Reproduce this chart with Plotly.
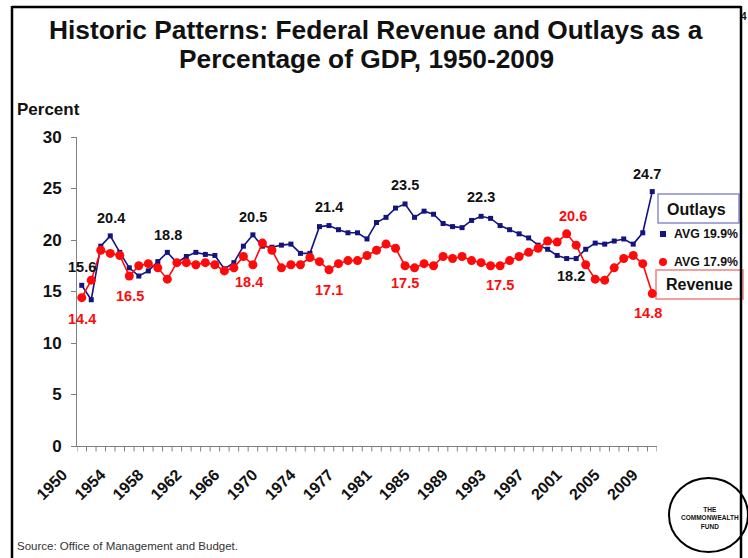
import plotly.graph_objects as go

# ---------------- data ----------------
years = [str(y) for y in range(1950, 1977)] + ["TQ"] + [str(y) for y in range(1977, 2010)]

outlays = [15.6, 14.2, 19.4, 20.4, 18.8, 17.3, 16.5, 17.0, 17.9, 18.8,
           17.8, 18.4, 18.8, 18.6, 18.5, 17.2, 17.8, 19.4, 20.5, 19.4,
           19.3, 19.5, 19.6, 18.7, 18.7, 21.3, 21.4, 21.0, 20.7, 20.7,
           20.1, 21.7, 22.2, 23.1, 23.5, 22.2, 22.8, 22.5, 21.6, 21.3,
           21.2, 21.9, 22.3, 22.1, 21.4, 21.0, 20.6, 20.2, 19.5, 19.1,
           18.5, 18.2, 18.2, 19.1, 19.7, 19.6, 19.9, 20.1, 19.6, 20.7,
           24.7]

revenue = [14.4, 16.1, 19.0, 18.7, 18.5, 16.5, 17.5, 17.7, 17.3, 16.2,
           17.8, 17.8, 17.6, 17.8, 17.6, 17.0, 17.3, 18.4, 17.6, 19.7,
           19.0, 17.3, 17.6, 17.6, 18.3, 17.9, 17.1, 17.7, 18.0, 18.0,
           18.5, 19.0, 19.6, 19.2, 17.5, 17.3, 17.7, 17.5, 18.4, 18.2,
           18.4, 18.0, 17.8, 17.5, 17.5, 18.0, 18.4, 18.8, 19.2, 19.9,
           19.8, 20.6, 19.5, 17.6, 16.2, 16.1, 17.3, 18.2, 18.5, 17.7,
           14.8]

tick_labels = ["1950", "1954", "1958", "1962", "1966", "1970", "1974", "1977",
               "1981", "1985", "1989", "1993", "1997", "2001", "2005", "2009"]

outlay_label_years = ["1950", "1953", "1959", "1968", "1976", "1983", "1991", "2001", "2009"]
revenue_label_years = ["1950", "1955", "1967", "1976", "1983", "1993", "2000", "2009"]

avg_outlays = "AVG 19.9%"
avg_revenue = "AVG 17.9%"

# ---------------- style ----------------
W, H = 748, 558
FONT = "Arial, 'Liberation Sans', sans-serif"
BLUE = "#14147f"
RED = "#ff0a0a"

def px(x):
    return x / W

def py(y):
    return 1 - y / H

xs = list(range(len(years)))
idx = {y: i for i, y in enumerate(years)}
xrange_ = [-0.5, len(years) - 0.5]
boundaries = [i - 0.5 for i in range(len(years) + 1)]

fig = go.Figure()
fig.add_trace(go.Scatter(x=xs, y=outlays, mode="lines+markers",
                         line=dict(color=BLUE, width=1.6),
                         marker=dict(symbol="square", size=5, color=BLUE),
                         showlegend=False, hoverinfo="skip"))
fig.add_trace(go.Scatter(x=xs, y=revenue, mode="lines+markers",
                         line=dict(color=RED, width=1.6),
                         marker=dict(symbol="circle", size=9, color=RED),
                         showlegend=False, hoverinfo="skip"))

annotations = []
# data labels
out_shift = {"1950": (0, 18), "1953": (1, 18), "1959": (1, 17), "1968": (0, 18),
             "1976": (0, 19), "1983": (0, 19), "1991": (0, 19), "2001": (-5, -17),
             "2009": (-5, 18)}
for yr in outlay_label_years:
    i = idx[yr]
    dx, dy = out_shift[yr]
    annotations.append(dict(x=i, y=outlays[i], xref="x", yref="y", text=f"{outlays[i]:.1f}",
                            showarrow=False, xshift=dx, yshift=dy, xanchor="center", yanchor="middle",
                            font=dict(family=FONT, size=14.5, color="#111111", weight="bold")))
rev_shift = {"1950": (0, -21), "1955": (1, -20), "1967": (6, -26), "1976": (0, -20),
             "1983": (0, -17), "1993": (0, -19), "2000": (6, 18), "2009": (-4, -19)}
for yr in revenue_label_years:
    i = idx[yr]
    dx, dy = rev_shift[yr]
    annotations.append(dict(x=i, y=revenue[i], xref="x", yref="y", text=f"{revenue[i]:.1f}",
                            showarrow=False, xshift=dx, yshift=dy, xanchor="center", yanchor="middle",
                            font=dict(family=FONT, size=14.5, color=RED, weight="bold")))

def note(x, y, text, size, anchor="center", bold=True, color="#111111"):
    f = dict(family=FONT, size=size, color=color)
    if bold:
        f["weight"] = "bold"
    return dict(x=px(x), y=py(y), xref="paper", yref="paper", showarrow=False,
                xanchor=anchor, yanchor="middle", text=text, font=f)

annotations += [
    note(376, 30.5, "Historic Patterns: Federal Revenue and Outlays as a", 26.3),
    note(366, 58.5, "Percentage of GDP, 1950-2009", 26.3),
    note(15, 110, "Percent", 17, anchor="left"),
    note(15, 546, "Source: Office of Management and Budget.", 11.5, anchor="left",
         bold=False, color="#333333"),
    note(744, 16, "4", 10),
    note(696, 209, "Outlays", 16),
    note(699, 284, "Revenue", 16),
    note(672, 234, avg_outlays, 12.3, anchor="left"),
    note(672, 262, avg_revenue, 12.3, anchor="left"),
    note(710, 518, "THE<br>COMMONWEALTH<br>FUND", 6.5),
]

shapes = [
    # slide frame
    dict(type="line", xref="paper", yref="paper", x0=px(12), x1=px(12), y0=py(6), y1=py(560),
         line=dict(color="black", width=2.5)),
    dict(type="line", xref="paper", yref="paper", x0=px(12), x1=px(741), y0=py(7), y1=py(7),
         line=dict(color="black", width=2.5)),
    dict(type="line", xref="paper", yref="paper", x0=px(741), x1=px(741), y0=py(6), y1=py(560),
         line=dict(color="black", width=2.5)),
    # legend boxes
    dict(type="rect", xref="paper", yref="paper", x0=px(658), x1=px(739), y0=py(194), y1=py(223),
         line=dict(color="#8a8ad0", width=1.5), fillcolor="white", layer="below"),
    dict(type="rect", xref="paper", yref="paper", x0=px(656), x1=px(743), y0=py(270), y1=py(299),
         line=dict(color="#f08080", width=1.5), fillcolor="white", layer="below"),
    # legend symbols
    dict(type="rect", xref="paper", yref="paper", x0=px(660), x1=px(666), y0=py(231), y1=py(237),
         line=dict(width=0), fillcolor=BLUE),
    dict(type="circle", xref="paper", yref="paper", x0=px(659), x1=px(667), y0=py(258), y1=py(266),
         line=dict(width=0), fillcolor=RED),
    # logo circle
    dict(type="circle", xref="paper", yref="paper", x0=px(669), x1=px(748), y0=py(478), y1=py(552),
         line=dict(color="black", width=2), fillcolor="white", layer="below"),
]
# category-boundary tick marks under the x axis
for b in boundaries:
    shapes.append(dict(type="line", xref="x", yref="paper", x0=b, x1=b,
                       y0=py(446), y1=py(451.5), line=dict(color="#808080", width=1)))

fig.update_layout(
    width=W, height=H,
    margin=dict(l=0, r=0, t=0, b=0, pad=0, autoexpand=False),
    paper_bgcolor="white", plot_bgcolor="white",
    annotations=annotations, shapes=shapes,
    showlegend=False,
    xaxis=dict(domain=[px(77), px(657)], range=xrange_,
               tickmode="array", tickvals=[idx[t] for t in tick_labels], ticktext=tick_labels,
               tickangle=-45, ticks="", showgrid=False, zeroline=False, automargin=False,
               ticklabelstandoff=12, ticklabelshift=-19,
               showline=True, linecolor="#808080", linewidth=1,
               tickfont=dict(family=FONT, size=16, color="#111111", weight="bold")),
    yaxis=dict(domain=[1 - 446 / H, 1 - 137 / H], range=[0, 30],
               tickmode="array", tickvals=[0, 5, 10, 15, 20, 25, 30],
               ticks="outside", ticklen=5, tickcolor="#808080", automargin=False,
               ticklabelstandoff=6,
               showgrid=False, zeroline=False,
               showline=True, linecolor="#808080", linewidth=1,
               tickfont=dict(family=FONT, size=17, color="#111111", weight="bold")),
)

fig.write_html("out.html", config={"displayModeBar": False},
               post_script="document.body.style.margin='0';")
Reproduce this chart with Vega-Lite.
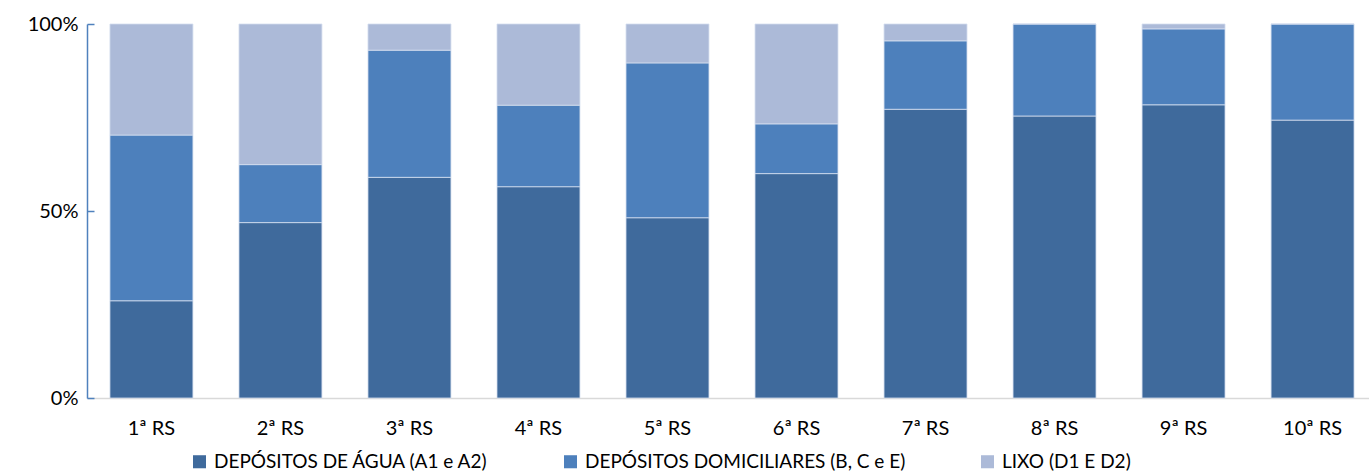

+-------+

**Objective:**
Write out each line of the listing above, exactly, from its first line to the line holding "years = [str(y)", inclusive. Skip the pictures.

**Result below:**
Reproduce this chart with Plotly.
import plotly.graph_objects as go

# ---------------- data ----------------
years = [str(y) for y in range(1950, 1977)] + ["TQ"] + [str(y) for y in range(1977, 2010)]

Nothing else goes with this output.